> _Provided data_
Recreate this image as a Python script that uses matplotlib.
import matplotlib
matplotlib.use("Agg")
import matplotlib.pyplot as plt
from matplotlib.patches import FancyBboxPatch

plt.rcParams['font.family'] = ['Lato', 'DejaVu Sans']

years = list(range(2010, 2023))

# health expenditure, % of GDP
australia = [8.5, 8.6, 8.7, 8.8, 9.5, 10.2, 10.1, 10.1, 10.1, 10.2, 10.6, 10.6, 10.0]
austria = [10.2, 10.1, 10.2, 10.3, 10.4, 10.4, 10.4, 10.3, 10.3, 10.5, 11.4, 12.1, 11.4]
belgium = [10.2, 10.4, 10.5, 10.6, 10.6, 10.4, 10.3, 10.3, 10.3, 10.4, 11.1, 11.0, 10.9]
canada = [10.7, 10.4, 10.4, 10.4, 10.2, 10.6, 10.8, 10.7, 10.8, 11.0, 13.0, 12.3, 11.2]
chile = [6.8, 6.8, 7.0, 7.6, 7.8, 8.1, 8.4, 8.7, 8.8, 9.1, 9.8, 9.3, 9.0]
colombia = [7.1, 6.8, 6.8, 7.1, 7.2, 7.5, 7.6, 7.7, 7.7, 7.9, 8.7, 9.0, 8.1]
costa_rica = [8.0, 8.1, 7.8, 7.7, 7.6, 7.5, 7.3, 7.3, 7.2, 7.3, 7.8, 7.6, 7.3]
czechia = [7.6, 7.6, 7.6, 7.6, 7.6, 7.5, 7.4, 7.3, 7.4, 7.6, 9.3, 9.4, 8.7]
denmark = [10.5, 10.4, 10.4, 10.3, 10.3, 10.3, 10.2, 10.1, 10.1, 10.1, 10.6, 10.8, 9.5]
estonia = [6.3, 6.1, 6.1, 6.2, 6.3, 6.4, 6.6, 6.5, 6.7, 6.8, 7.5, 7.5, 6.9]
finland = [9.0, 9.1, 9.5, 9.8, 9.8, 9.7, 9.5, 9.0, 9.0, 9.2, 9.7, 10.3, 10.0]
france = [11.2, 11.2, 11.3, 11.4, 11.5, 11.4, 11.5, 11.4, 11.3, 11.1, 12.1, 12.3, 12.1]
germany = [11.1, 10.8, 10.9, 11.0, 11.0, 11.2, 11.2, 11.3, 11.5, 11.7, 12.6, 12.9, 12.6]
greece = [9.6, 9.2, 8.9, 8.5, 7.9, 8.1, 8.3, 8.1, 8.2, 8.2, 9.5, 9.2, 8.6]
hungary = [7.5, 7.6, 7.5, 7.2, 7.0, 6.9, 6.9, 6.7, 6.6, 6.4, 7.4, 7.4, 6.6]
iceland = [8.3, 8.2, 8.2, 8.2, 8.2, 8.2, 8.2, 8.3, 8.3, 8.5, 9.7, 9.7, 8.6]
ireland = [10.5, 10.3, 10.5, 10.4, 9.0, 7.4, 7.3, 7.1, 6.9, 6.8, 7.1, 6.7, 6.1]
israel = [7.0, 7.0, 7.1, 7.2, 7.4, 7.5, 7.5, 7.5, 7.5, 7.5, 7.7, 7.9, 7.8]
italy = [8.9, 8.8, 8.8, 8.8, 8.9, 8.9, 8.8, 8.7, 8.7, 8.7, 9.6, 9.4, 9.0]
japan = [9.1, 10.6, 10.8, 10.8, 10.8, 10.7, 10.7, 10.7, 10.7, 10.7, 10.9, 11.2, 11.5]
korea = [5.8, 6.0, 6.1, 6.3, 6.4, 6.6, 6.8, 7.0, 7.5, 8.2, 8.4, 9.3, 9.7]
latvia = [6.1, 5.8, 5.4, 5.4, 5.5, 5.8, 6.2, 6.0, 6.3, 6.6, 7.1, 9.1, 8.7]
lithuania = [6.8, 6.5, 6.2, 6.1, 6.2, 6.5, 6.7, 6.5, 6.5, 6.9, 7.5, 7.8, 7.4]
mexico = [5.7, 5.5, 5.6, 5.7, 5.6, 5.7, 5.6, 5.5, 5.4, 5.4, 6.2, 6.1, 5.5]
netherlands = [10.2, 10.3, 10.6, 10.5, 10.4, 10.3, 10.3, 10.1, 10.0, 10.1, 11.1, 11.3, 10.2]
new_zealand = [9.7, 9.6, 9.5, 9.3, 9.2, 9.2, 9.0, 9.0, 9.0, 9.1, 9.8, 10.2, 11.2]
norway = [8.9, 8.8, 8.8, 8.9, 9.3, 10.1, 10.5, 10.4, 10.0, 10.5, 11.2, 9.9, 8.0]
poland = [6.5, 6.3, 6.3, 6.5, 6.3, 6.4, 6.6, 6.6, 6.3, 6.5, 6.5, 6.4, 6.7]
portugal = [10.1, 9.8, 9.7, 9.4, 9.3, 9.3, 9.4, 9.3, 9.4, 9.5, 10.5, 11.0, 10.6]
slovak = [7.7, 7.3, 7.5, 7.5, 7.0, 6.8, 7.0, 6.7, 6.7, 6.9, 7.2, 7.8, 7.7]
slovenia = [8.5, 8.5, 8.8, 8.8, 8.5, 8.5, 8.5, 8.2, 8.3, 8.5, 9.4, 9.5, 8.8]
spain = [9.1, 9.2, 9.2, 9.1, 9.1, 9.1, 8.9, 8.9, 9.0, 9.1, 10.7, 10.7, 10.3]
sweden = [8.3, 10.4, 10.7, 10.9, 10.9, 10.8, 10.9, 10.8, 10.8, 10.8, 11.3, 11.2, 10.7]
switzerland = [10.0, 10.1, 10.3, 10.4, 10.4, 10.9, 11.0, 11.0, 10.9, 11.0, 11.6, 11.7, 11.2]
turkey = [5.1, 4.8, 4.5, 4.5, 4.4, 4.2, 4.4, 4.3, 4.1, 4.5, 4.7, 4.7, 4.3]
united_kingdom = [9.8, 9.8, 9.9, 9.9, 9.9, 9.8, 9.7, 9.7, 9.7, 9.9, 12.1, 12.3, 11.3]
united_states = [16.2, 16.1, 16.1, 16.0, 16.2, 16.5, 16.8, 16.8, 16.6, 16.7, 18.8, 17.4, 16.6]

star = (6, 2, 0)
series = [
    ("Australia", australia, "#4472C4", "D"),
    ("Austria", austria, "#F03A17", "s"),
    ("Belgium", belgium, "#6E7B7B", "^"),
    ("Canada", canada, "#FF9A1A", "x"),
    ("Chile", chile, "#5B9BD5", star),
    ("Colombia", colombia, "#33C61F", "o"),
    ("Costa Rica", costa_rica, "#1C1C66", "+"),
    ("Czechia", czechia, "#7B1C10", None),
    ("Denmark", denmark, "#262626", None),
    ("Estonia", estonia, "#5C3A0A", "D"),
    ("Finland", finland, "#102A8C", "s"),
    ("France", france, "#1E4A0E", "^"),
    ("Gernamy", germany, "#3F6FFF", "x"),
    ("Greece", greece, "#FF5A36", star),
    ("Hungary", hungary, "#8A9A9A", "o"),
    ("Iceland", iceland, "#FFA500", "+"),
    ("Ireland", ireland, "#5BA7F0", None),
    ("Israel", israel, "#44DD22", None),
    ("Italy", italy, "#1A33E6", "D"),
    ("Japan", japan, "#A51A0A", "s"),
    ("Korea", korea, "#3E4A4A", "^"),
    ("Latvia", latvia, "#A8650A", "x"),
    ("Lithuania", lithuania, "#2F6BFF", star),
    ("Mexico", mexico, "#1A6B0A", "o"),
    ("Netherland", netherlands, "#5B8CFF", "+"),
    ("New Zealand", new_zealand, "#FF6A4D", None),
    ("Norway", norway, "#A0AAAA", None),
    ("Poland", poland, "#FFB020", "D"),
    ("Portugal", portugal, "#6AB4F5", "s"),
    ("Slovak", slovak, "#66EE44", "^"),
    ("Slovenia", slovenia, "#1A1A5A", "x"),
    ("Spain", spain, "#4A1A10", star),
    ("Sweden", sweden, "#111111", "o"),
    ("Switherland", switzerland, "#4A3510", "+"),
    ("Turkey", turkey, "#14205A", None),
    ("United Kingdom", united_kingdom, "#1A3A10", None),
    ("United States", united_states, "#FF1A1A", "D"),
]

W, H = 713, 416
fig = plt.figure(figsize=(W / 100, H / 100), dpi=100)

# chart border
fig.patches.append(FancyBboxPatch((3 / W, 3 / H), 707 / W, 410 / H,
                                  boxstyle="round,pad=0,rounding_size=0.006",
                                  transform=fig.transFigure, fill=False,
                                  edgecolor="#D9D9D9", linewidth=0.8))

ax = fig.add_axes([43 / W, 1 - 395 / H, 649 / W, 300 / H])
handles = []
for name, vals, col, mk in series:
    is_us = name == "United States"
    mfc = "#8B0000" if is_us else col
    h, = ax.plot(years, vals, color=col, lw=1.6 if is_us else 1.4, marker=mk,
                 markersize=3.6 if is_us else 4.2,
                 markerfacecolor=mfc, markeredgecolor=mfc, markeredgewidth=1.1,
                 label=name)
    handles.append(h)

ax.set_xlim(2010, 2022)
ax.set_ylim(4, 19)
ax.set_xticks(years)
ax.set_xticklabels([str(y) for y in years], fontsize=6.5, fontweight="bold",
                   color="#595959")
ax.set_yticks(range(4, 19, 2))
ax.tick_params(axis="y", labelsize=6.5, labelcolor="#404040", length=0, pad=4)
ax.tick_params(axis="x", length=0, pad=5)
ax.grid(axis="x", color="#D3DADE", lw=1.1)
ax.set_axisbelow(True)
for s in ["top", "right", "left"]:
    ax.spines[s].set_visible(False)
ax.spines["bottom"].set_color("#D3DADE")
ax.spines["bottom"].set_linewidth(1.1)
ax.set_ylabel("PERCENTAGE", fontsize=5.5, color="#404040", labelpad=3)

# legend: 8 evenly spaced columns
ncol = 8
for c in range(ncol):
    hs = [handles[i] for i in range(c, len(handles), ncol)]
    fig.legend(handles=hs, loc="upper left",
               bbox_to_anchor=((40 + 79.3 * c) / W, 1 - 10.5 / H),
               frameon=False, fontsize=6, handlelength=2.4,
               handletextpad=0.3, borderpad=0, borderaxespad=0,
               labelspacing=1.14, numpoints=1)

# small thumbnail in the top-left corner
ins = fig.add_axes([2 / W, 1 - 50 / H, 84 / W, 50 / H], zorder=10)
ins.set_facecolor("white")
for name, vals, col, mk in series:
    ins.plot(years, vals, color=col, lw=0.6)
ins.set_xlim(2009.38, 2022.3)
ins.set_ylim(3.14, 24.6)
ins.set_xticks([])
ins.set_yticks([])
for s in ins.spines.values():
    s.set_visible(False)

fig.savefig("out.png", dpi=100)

---

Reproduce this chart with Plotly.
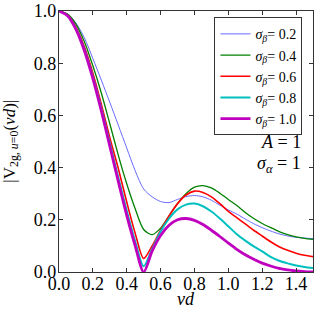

--

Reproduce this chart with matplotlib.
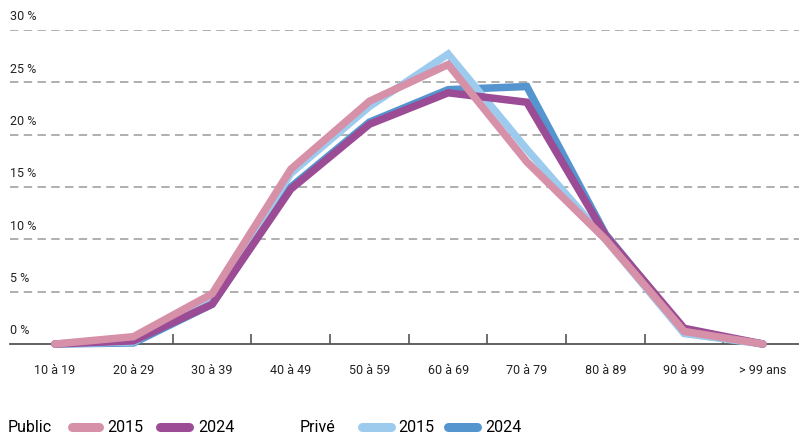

> _Task description_
Extract from the records above the lines from the one containing "Recreate this image" to the one containing "years = list(range(2010, 2023))", both lines included, exactly as they appear and with nothing else.

> _Correct result_
Recreate this image as a Python script that uses matplotlib.
import matplotlib
matplotlib.use("Agg")
import matplotlib.pyplot as plt
from matplotlib.patches import FancyBboxPatch

plt.rcParams['font.family'] = ['Lato', 'DejaVu Sans']

years = list(range(2010, 2023))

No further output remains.